Call for papers

In this workshop we welcome critical and diverse perspectives on the larger landscape of pre-training for vision and language models, including both computer vision and multimodal applications. Topics include, but are not limited to:

  • Evaluation of pre-training methods for vision and/or multimodal applications

  • Parallelization regimes that solve unique problems for vision and/or multimodal scenarios

  • Critical evaluation of pre-train and fine-tune regimes for common vision tasks like image classification, object detection, semantic segmentation, etc

  • Exploring the impact of pre-train / fine-tune regimes for autonomous vehicles, biomedical applications, e-commerce applications, media, large scale online search, etc

  • Detecting and mitigating bias in vision and multimodal models

  • Exploring, evaluating, and extending the pre-training regime for modalities beyond vision and text, such as vision and audio, vision and seismic data, vision and gaming data, vision and seismic data, robotics,

  • Efficiency enhancements for pre-training vision / multimodal models, such as compilation

  • Enhancing the application of pre-trained models beyond their original domain and across modalities, such as methods to align vision and text models trained separately

  • Datasets, statistics, theory of pre-training and fine-tuning regimes and methods for computer vision and combined modalities

  • Research and development on topics above and related areas

Papers should be submitted by mid-October, a more firm deadline will be announced shortly.

Submission Guidelines

      • Authors are encouraged to submit high-quality, original (i.e., not been previously published or accepted for publication in substantially similar form in any peer-reviewed venue including journal, conference or workshop) research.

      • All submissions should follow the same template as for the main WACV2023 conference.
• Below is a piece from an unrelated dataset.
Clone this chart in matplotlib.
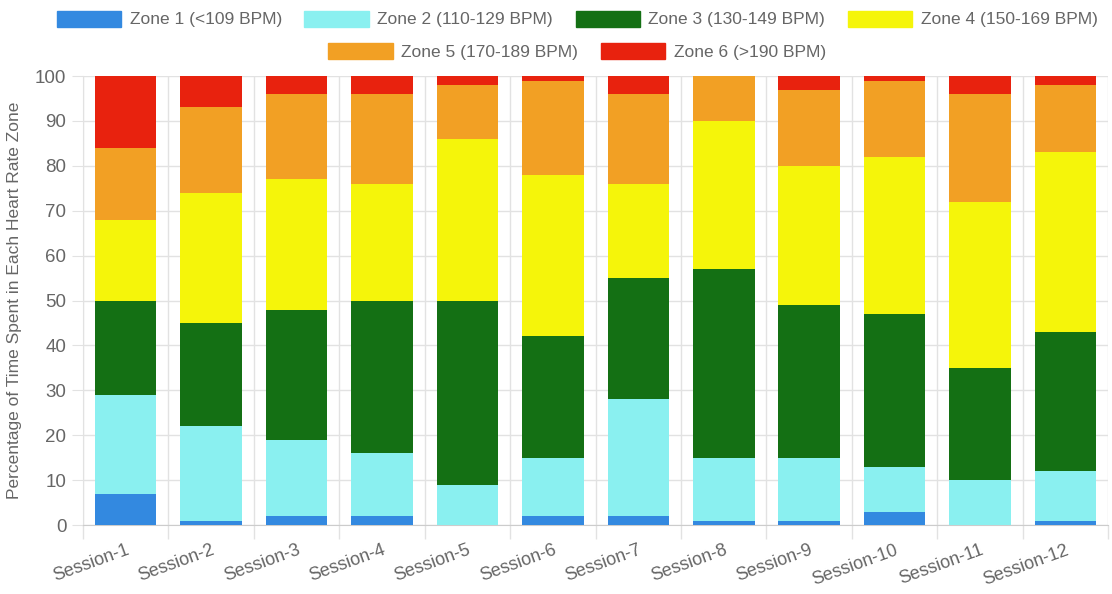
import numpy as np
import matplotlib.pyplot as plt
from matplotlib.patches import Patch

plt.rcParams['font.family'] = ['Liberation Sans', 'DejaVu Sans']

sessions = ['Session-%d' % i for i in range(1, 13)]
zone_labels = ['Zone 1 (<109 BPM)', 'Zone 2 (110-129 BPM)', 'Zone 3 (130-149 BPM)',
               'Zone 4 (150-169 BPM)', 'Zone 5 (170-189 BPM)', 'Zone 6 (>190 BPM)']
zone_colors = ['#3389e0', '#8af0f0', '#147014', '#f5f50a', '#f2a024', '#e8220e']

# percentage of time in each zone, per session
zone1 = [7, 1, 2, 2, 0, 2, 2, 1, 1, 3, 0, 1]
zone2 = [22, 21, 17, 14, 9, 13, 26, 14, 14, 10, 10, 11]
zone3 = [21, 23, 29, 34, 41, 27, 27, 42, 34, 34, 25, 31]
zone4 = [18, 29, 29, 26, 36, 36, 21, 33, 31, 35, 37, 40]
zone5 = [16, 19, 19, 20, 12, 21, 20, 10, 17, 17, 24, 15]
zone6 = [16, 7, 4, 4, 2, 1, 4, 0, 3, 1, 4, 2]
zones = [zone1, zone2, zone3, zone4, zone5, zone6]

grey = '#666666'
grid_c = '#e2e2e2'

fig = plt.figure(figsize=(11.12, 5.94), dpi=100)
ax = fig.add_axes([0.0746, 0.116, 0.922, 0.756])

x = np.arange(len(sessions))
bottom = np.zeros(len(sessions))
for vals, col in zip(zones, zone_colors):
    ax.bar(x, vals, bottom=bottom, width=0.72, color=col, zorder=3)
    bottom += np.array(vals)

ax.set_ylim(0, 100)
ax.set_xlim(-0.5, 11.5)
ax.set_yticks(range(0, 101, 10))
ax.set_xticks(x)
ax.set_xticklabels(sessions, rotation=20, ha='right', rotation_mode='anchor')
ax.tick_params(axis='x', length=0, pad=12, labelsize=13, labelcolor=grey)
ax.tick_params(axis='y', length=8, color=grid_c, labelsize=13.5, labelcolor=grey, pad=4)

# category separators act as vertical grid
ax.set_xticks(np.arange(-0.5, 12, 1), minor=True)
ax.tick_params(axis='x', which='minor', length=10, color=grid_c, width=1)
ax.grid(True, which='minor', axis='x', color=grid_c, lw=1, zorder=0)
ax.grid(True, which='major', axis='y', color=grid_c, lw=1, zorder=0)

for s in ['top', 'right']:
    ax.spines[s].set_visible(False)
ax.spines['left'].set_color(grid_c)
ax.spines['bottom'].set_color('#cccccc')

ax.set_ylabel('Percentage of Time Spent in Each Heart Rate Zone', fontsize=12.5, color=grey, labelpad=9)

handles = [Patch(facecolor=c, edgecolor=c) for c in zone_colors]
leg_kw = dict(frameon=False, fontsize=12.5, labelcolor=grey, handlelength=3.7,
              handleheight=1.05, handletextpad=0.5, columnspacing=1.3)
fig.legend(handles[:4], zone_labels[:4], loc='center', bbox_to_anchor=(0.519, 0.968), ncol=4, **leg_kw)
fig.legend(handles[4:], zone_labels[4:], loc='center', bbox_to_anchor=(0.519, 0.913), ncol=2, **leg_kw)

plt.savefig('out.png', dpi=100)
The author kit/paper template is provided in Latex format via this overleaf template and this github repository.

      • The main paper has an 8-page limit, references do not count toward this. There is no limit on the number of pages in the supplementary material. Only .pdf files are accepted.

      • Unlike the main conference, the review process for this workshop has only one round, and is single-blind. Authors do not have to be anonymized when submitting their work.

      • Authors of accepted papers are required to present their work live, either in-person or remote. We will not accept pre-recorded presentations.

Submission Deadlines

Industry poster track

  • If you are working on an application of large-scale modelling for vision and/or multimodal, and would simply like to submit an abstract, we welcome poster submissions!

Diversity statement

  • This workshop strongly values diverse points of view, organizations, backgrounds, perspectives, and walks of life. Towards that end we have strong representation from five industry organizations and five academic organizations, with multiple participants from diverse backgrounds included.